There are taxes A B. B includes A.

ProPublica says "we'd love to see more of A, which is separate from B, as B doesn't seem especially workable".

A and B are not the same, even if one encompasses the other in some meta sense.

A is actionable in a direct sense. And if you wanted to do it in a direct sense, the M2M date you'd pick would not be the first day of the tax year. And you wouldn't use a fixed formula that ignored actual results of the asset.


> A and B are not the same, even if one encompasses the other in some meta sense.

What does "meta" mean in your usage? I may be missing some point you are trying to make. Personal wealth taxes encompass unrealized gains taxes, not in a "meta" sense, but in actuality.

Do you disagree?

> ProPublica says "we'd love to see more of A, which is separate from B, as B doesn't seem especially workable".

I took that to be ProPublica saying "one way to increase the total effective tax rate on the ultra-rich would be to tax unrealized gains. Wealth taxes do that; here are some downsides of wealth taxes as implemented elsewhere."

This strikes me as...fair and balanced reporting?

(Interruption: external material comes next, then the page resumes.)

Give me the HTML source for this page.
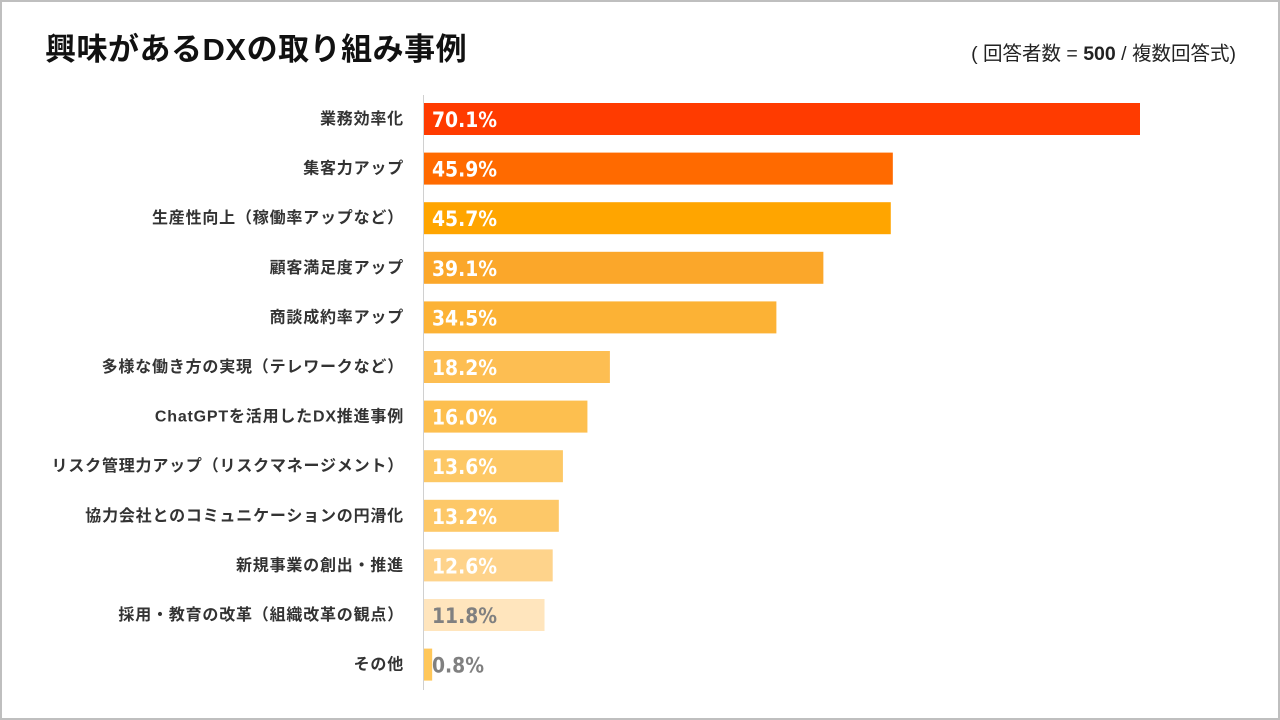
<!DOCTYPE html>
<html><head><meta charset="utf-8">
<style>
body{margin:0;width:1280px;height:720px;background:#fff;font-family:"Liberation Sans","Noto Sans CJK JP",sans-serif;overflow:hidden}
#frame{position:absolute;left:0;top:0;width:1276px;height:716px;border:2px solid #bfbfbf}
#title{position:absolute;left:45px;top:24px;font-size:31px;font-weight:bold;color:#111;letter-spacing:0.5px}
#note{position:absolute;right:44px;top:37px;font-size:19.5px;color:#222}
</style></head><body>
<div id="frame"></div>
<div id="title">興味があるDXの取り組み事例</div>
<div id="note">( 回答者数 = <b>500</b> / 複数回答式)</div>
<svg id="chart" width="1280" height="720" style="position:absolute;left:0;top:0"></svg>
<script>
const categories=["業務効率化","集客力アップ","生産性向上（稼働率アップなど）","顧客満足度アップ","商談成約率アップ","多様な働き方の実現（テレワークなど）","ChatGPTを活用したDX推進事例","リスク管理力アップ（リスクマネージメント）","協力会社とのコミュニケーションの円滑化","新規事業の創出・推進","採用・教育の改革（組織改革の観点）","その他"];
const values=[70.1,45.9,45.7,39.1,34.5,18.2,16.0,13.6,13.2,12.6,11.8,0.8];
const colors=["#FF3B00","#FF6A00","#FFA500","#FBA72A","#FCB235","#FDBE52","#FDBF4F","#FDC865","#FDC868","#FED38B","#FFE5BD","#FFC75A"];
const labelColors=["#fff","#fff","#fff","#fff","#fff","#fff","#fff","#fff","#fff","#fff","#808080","#808080"];
const svg=document.getElementById('chart');
const NS="http://www.w3.org/2000/svg";
const x0=424, pxPer=716/70.1;
const xScale=v=>v*pxPer;
const yScale=i=>119+i*49.6;
const ax=document.createElementNS(NS,'line');
ax.setAttribute('x1',423.5);ax.setAttribute('x2',423.5);ax.setAttribute('y1',95);ax.setAttribute('y2',690);
ax.setAttribute('stroke','#d0d0d0');ax.setAttribute('stroke-width','1');


svg.appendChild(ax);
categories.forEach((c,i)=>{
  const y=yScale(i);
  const r=document.createElementNS(NS,'rect');
  r.setAttribute('x',x0);r.setAttribute('y',y-16);r.setAttribute('width',xScale(values[i]));r.setAttribute('height',32);
  r.setAttribute('fill',colors[i]);
  
  
  svg.appendChild(r);
  const t=document.createElementNS(NS,'text');
  t.setAttribute('x',404);t.setAttribute('y',y+5);t.setAttribute('text-anchor','end');
  t.setAttribute('font-size','16');t.setAttribute('font-weight','bold');t.setAttribute('fill','#333');
  t.setAttribute('letter-spacing','0.8');
  t.textContent=c;
  
  
  svg.appendChild(t);
  const v=document.createElementNS(NS,'text');
  const s=values[i].toFixed(1)+'%';
  v.setAttribute('x',432);v.setAttribute('y',y+8);
  v.setAttribute('font-size','21');v.setAttribute('font-weight','bold');v.setAttribute('fill',labelColors[i]);
  v.setAttribute('font-family','"DejaVu Sans",sans-serif');
  v.setAttribute('textLength',String(s.length*13));
  v.setAttribute('lengthAdjust','spacingAndGlyphs');
  v.textContent=s;
  
  
  svg.appendChild(v);
});
</script>
</body></html>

> A is actionable in a direct sense.

I don't know what this means. Hypothetically the US could have either a personal wealth tax or (only) a tax on unrealized gains.

> And if you wanted to do it in a direct sense, the M2M date you'd pick would not be the first day of the tax year.

No, I agree with this. The Swiss system uses mark-to-market at the end of the tax year. So...point you?

If ProPublica suggested the beginning of the year instead of the end of the year, I overlooked that. Good job catching them on this error, I guess? Or something?

> And you wouldn't use a fixed formula that ignored actual results of the asset.

I don't know what you mean by this. Can you rephrase?


It's the same as property taxes. Do they factor capital gains in some obvious sense? Sure! They're based on assessed value, which should be closer to market value than original sale price. But no one looks at them as the same as forcing gains realizations. Just two different things conceptually. Just so for wealth taxes, with are just property taxes for non-RE property.


Backing up a bit, you wrote,

"It's true that a few (and very much declining) number of countries have some form of wealth tax that includes some amount of unrealized gains. The Netherlands, for example, marks-to-market on Jan 1st of the tax year then doesn't actually track gains/losses over the next 364 days. So that obviously isn't a direct tax on gains."

I wrote,

"What? How else would a tax on unrealized gains work if not mark-to-market at a fixed day of the year?"

How do you believe an unrealized gains tax would work if not mark-to-market on a fixed day of the year?

Backing up even further, as I said, this is extreme hair splitting. Major economies do have wealth taxes, which include a tax on unrealized gains via mark-to-market. Is your point just "lol ProPublica r idiots nobody taxes just unrealized gains"?